First – obviously, sound starts at the instruments. Rich, classical sound pretty much requires at least a decent baby grand. If you only have an ordinary upright piano, no miking can really get you there. Similarly, the room acoustics have an enourmous influence: any square room has nasty resonances, and even if these are hardly noticeable while you're playing they'll become painful on a record with substantial room component, as you'd generally want for a classical recording. Take that into account before spending any money on mics – of course those are important too, but rather less than instruments and rooms!
For the microphony, the simplest good option is to use an ordinary stereo-pair of microphones. Place it somewhere audience-like to get a natural, not too lop-sided stereo picture. I would also record the violin with the very same mic setup, to give a “realistic live-like sound”. The stereo configurations I'd consider are
M/S. Gives you a clear center signal, and easily controllable stereo width / room-content. If it turns out the room sounds just too bad, you can reduce the side component and replentish the reverb with digital convolution of a well-sounding hall. Note that you need a figure-eight mic for this; ideally use two large-diaphragm mics, one cardoid and the other fig-8. You'll need to spend at least 300$.
ORTF. Nice wide stereo picture even if the piano is not so full-bodied – provided the room sounds good. This technique works quite well with most small-diaphragm condensers, they just should be matched. It might sound a bit distant/feeble though.

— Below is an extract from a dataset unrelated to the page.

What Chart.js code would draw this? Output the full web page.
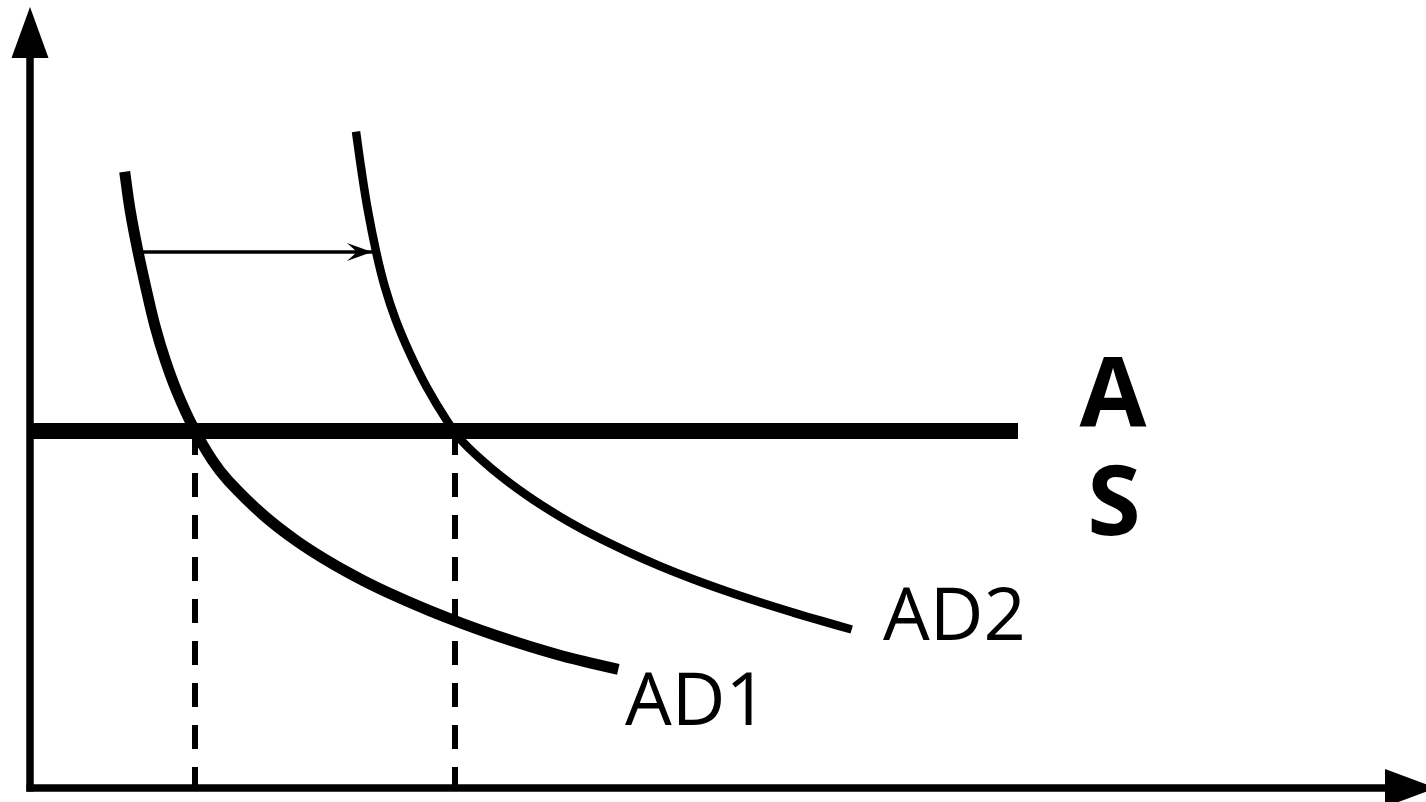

An alternative approach would be a close X/Y pair, pointing right into the lid or even on the hammers. This is often used for pop recordings because it gives very crisp attack that won't drown even in a loud mix with drums (and no reverb smearing – save for the piano's own sympathetic resonances); but for classical recordings it is rather too harsh, in particular if the piano doesn't sound that smooth. Also, the stereo image sounds a bit synthetic with this technique, and you'd need to record the violin with another mic position, which needs to be compensated for in the mix. I wouldn't recommend that to a beginner.
If neither the piano nor the room has convincing acoustic properties, you might be better of not recording acoustic piano youself at all. Digital modelling / sampling has become really a viable alternative by now, for instance Pianoteq.